It should come as a shock to no one that not all millennials are alike. The age range of the demographic is broad, which means many of the consumers within the segment are at different life stages. Older millennials, those between the ages of 25 to 34, for example, are more likely to have families than their younger counterparts. But there is one characteristic millennials have in common – they are not spending as much at food service as they once did, according to The NPD Group.
The market research company said that for U.S. restaurants and foods service outlets, millennials as a group represent about 14.5 billion visits and $96 billion in spending, which is 23% of total restaurant spend, but the group has reduced both visits and spending in the past few years.
Older millennials, ages 25 to 34, who are more likely to have families, have cut back the most on restaurant visits, making 50 fewer visits per person over the past several years, according to the NPD report, “Encouraging more visits from millennials.” Younger millennials, those who are 18 to 24, made 33 fewer visits per person.
Annual per capita restaurant spend for younger millennials is $1,240, which is down $146 per person compared to their spending in 2007, and older millennials’ annual per capita spend is $1,369, down $213 per person.

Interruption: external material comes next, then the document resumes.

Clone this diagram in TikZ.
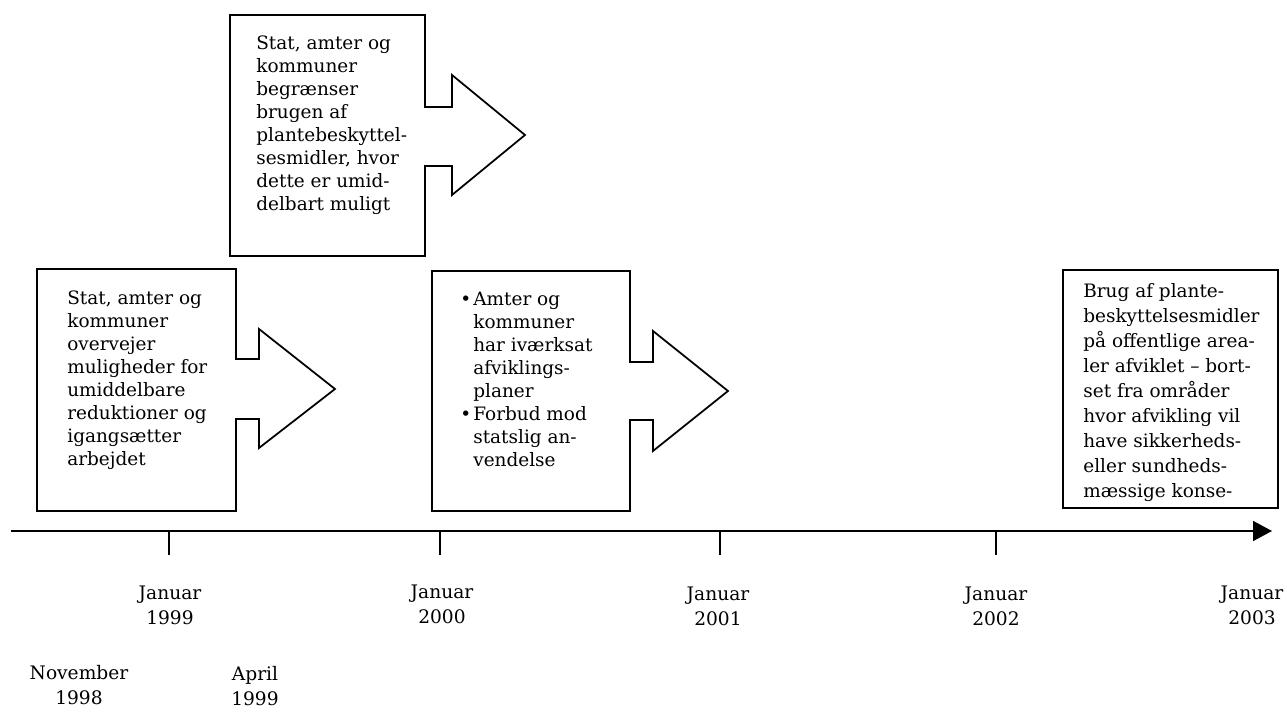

NPD found the reasons millennials are cutting back on visiting restaurants are varied, but first and foremost, is concern about the money they spend at food service, particularly millennial families with children. They indicate restaurants may be too expensive and that it’s cheaper to eat at home.
Millennials say that they are cooking at home more often as many “don’t at all mind to do so,” and about half claim to like to cook. In addition to saving money, they feel better about cooking at home because they consider it healthier and it tastes better than what they can get away-from-home.
“Even with their cutbacks millennials still make a lot of visits to restaurants and to encourage more visits, restaurant operators need to offer them a ‘good deal,’ which to millennials means reasonable and affordable items that are of good quality and the right quantity,” said Bonnie Riggs, NPD restaurant industry analyst. “In other words, they not only want to get their money’s worth, they want good food and service.”